*What you need to do*: Every line from the top of the records through the line containing "const mErrHi = [1.03];" should be retyped exactly; the pictures should not.

*Data provided*:
# # #
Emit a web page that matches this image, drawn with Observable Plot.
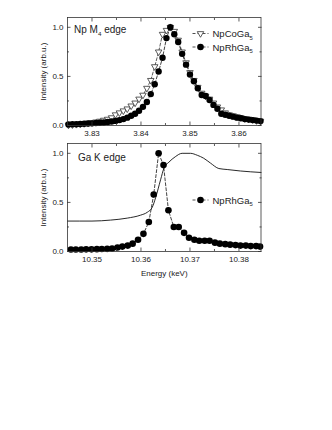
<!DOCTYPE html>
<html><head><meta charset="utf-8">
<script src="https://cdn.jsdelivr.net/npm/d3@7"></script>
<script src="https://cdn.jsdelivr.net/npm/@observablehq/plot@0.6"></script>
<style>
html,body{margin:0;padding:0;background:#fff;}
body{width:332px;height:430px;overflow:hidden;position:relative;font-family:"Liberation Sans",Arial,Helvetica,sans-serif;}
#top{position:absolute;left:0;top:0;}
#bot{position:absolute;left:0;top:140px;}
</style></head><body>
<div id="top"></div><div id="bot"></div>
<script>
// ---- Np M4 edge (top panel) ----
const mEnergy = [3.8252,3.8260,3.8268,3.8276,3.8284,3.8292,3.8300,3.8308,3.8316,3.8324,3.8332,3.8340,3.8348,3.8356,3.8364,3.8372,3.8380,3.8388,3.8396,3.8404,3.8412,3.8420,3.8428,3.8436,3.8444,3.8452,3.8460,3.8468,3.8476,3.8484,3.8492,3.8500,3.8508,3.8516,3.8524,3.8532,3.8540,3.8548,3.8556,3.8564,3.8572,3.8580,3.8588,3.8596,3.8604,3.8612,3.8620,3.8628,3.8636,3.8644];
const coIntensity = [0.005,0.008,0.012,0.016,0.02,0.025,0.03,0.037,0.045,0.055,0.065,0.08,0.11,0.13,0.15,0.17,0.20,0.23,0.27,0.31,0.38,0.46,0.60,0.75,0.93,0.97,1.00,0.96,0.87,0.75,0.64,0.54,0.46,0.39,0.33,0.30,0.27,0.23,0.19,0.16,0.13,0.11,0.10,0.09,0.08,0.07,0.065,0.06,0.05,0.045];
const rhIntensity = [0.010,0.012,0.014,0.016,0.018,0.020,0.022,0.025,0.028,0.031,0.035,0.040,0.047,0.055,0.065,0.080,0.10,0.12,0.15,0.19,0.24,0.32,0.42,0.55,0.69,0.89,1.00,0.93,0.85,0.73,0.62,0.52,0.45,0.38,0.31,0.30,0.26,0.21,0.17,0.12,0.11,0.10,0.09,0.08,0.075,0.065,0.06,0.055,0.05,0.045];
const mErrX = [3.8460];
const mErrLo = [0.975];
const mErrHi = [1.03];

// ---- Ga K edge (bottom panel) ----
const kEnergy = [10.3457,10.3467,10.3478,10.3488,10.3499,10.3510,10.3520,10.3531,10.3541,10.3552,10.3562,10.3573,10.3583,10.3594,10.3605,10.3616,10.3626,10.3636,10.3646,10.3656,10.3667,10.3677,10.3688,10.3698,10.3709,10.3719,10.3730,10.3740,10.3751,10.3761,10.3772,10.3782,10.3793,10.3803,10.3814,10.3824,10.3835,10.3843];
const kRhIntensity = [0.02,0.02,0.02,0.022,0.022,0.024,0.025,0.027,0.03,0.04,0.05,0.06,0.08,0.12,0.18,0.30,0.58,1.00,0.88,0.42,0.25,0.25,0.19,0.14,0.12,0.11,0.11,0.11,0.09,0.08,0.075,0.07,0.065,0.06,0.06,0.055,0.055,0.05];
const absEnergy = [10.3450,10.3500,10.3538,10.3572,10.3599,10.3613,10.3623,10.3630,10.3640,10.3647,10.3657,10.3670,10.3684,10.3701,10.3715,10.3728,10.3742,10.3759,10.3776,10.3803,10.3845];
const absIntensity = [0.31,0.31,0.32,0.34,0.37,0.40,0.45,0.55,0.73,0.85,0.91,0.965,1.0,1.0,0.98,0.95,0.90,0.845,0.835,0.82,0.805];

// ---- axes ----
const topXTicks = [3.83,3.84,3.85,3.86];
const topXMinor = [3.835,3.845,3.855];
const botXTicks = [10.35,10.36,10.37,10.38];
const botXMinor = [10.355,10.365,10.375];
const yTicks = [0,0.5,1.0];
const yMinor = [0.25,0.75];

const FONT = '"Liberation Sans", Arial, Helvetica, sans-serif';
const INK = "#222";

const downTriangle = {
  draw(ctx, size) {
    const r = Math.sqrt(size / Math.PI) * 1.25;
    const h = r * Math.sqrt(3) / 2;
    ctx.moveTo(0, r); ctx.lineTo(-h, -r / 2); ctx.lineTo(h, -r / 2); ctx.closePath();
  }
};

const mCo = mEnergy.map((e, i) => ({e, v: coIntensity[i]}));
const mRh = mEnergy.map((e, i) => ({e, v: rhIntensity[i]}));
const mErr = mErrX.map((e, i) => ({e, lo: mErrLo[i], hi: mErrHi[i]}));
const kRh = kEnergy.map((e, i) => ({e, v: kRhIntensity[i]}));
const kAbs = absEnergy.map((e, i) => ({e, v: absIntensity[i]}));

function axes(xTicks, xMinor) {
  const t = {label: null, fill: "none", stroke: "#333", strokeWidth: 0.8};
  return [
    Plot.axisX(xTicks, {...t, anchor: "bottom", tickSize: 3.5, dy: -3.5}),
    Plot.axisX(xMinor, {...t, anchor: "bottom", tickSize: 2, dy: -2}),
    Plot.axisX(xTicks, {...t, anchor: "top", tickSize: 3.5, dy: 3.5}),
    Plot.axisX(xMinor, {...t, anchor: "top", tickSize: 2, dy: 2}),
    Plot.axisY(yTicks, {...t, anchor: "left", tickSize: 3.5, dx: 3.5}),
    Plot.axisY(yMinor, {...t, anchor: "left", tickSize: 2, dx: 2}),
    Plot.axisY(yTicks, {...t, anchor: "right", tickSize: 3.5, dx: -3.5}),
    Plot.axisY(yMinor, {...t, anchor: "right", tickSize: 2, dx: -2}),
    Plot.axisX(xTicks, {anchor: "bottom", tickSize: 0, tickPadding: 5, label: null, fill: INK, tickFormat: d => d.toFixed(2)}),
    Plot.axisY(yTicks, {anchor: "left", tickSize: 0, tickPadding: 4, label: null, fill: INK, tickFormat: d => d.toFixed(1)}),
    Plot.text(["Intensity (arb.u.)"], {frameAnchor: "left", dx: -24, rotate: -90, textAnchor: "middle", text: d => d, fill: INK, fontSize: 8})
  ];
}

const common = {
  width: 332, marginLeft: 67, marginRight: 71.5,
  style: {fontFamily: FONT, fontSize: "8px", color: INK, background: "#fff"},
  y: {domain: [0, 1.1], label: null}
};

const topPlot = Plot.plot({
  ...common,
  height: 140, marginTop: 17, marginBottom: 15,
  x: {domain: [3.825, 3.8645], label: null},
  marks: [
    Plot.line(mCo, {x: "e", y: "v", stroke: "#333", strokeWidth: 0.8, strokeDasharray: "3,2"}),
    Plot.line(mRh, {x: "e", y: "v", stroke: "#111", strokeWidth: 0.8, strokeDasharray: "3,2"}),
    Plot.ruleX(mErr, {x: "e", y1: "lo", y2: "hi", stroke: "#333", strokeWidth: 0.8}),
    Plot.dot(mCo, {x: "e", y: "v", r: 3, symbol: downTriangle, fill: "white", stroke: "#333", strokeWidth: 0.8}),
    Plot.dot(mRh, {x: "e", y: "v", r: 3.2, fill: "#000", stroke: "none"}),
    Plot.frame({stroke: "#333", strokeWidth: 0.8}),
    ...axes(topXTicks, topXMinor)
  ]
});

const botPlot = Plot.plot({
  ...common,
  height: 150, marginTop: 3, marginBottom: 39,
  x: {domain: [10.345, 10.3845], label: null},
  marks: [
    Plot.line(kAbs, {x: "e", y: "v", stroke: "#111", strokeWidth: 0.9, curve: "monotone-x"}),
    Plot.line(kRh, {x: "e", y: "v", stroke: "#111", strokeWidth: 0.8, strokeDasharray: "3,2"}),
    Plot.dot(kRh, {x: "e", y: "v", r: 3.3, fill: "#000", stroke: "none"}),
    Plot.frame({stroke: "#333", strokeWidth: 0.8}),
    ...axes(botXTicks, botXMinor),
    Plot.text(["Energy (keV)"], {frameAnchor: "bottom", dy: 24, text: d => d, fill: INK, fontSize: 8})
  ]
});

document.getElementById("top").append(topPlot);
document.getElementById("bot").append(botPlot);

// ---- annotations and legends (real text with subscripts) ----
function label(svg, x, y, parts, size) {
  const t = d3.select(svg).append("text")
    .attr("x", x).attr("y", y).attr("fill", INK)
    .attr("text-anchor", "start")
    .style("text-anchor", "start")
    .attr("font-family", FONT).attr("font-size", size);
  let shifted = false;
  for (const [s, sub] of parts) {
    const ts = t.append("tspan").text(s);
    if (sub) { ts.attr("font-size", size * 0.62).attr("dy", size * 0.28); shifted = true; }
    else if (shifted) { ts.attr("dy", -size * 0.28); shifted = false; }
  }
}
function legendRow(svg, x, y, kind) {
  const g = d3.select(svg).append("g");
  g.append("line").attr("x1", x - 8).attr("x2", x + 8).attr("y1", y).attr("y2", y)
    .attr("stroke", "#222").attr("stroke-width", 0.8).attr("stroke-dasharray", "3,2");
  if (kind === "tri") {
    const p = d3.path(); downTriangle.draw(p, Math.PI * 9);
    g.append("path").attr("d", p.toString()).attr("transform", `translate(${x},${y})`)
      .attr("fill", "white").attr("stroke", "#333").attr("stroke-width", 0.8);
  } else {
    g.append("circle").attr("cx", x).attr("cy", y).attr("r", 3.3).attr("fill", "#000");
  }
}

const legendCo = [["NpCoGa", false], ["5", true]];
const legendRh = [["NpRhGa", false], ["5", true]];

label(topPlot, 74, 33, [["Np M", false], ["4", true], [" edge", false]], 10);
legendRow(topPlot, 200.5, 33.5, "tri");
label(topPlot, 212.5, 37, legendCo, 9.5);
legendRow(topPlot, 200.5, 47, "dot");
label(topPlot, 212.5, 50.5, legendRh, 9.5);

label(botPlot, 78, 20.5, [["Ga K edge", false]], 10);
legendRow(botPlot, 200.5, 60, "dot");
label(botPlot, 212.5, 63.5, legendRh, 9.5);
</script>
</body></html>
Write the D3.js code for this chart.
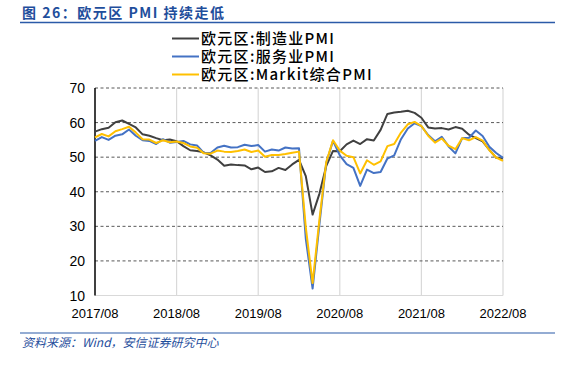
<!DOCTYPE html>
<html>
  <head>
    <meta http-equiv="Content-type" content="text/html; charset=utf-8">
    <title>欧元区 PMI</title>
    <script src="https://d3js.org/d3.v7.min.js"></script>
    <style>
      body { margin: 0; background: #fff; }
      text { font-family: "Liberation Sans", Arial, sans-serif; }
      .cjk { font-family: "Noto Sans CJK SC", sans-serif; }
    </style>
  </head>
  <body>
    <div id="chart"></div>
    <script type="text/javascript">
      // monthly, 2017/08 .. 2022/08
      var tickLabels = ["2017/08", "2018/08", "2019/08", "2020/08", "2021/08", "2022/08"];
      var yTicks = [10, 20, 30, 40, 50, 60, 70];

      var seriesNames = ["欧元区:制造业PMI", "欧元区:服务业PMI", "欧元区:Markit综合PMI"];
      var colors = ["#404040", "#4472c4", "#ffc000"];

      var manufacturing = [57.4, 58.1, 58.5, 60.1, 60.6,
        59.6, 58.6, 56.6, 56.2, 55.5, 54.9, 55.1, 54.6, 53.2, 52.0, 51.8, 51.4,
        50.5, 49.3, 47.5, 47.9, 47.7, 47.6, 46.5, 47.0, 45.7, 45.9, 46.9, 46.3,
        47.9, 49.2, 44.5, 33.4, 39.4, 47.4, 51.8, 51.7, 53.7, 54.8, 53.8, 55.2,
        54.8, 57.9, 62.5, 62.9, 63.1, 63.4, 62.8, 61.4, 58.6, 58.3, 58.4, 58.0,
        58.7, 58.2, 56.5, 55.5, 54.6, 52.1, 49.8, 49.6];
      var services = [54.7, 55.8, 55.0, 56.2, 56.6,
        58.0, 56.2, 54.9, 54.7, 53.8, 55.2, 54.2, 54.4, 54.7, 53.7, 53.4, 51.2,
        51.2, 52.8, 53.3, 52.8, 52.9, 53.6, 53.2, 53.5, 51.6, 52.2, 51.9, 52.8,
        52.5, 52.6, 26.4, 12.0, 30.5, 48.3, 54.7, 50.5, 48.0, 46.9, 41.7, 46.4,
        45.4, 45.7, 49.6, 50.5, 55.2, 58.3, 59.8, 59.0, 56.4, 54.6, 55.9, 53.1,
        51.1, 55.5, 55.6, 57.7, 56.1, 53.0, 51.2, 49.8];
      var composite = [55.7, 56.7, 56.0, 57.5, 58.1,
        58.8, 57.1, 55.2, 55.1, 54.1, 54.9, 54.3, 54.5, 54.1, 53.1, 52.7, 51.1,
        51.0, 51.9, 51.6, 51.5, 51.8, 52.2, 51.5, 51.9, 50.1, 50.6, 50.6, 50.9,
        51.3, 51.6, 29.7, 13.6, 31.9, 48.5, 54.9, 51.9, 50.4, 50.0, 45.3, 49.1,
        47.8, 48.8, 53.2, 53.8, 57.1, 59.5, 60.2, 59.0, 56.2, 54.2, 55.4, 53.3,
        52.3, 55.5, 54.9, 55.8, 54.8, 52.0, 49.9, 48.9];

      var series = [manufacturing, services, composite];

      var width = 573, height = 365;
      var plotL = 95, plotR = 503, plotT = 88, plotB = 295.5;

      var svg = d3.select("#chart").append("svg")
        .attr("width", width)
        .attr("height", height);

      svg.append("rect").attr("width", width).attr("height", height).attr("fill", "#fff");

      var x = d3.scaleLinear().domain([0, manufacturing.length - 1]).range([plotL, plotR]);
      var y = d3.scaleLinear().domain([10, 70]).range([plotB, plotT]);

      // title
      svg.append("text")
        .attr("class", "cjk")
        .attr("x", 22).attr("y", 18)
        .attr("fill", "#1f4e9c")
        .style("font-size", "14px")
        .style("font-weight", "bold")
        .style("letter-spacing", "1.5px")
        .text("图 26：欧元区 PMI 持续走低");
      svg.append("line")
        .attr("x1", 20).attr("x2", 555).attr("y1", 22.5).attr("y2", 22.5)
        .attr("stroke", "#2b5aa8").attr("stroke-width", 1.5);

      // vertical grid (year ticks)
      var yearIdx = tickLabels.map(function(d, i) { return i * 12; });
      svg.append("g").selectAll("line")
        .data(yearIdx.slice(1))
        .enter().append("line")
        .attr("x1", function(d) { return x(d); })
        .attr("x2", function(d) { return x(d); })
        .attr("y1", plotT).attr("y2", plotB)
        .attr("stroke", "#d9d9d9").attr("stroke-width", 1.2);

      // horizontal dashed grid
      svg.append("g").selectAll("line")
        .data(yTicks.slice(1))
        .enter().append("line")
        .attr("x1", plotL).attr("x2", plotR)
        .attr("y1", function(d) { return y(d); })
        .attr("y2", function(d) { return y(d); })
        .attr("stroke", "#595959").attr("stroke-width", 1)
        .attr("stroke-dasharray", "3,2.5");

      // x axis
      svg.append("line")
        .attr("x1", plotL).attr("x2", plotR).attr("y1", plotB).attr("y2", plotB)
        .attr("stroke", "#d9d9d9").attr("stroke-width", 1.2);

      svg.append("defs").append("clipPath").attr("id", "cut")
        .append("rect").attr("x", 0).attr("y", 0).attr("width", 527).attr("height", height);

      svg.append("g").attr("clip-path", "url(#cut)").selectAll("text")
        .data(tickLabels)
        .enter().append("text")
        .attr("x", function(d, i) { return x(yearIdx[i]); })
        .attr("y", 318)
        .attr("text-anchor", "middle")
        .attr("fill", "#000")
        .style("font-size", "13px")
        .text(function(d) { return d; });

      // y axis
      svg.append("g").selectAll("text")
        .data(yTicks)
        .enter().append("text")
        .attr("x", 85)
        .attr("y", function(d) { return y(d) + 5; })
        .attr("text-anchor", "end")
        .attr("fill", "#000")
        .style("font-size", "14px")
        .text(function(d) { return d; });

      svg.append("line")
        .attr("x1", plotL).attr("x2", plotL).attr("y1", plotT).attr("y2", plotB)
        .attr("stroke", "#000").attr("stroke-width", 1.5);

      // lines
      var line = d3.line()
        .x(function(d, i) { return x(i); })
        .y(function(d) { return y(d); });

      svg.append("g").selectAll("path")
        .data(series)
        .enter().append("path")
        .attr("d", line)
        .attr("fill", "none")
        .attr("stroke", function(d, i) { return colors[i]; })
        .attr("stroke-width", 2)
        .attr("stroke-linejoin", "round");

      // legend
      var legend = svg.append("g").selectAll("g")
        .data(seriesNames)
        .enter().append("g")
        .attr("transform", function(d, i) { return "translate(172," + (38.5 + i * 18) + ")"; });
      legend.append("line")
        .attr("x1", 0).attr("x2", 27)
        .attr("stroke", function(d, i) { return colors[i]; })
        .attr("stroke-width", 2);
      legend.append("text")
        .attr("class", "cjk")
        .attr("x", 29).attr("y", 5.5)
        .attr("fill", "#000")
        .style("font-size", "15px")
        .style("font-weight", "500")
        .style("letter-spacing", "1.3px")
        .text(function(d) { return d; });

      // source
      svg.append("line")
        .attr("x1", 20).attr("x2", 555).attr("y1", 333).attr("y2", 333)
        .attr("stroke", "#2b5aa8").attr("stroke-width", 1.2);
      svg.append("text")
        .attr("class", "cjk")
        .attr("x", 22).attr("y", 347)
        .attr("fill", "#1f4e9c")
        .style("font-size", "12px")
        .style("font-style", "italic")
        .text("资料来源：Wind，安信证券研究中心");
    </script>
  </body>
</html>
# # #
*Task solution*:
Emit a web page that matches this image, drawn with Observable Plot.
<!DOCTYPE html>
<html><head><meta charset="utf-8">
<script src="https://cdn.jsdelivr.net/npm/d3@7"></script>
<script src="https://cdn.jsdelivr.net/npm/@observablehq/plot@0.6"></script>
<style>
html,body{margin:0;padding:0;background:#fff;}
body{width:332px;height:430px;overflow:hidden;position:relative;font-family:"Liberation Sans",Arial,Helvetica,sans-serif;}
#top{position:absolute;left:0;top:0;}
#bot{position:absolute;left:0;top:140px;}
</style></head><body>
<div id="top"></div><div id="bot"></div>
<script>
// ---- Np M4 edge (top panel) ----
const mEnergy = [3.8252,3.8260,3.8268,3.8276,3.8284,3.8292,3.8300,3.8308,3.8316,3.8324,3.8332,3.8340,3.8348,3.8356,3.8364,3.8372,3.8380,3.8388,3.8396,3.8404,3.8412,3.8420,3.8428,3.8436,3.8444,3.8452,3.8460,3.8468,3.8476,3.8484,3.8492,3.8500,3.8508,3.8516,3.8524,3.8532,3.8540,3.8548,3.8556,3.8564,3.8572,3.8580,3.8588,3.8596,3.8604,3.8612,3.8620,3.8628,3.8636,3.8644];
const coIntensity = [0.005,0.008,0.012,0.016,0.02,0.025,0.03,0.037,0.045,0.055,0.065,0.08,0.11,0.13,0.15,0.17,0.20,0.23,0.27,0.31,0.38,0.46,0.60,0.75,0.93,0.97,1.00,0.96,0.87,0.75,0.64,0.54,0.46,0.39,0.33,0.30,0.27,0.23,0.19,0.16,0.13,0.11,0.10,0.09,0.08,0.07,0.065,0.06,0.05,0.045];
const rhIntensity = [0.010,0.012,0.014,0.016,0.018,0.020,0.022,0.025,0.028,0.031,0.035,0.040,0.047,0.055,0.065,0.080,0.10,0.12,0.15,0.19,0.24,0.32,0.42,0.55,0.69,0.89,1.00,0.93,0.85,0.73,0.62,0.52,0.45,0.38,0.31,0.30,0.26,0.21,0.17,0.12,0.11,0.10,0.09,0.08,0.075,0.065,0.06,0.055,0.05,0.045];
const mErrX = [3.8460];
const mErrLo = [0.975];
const mErrHi = [1.03];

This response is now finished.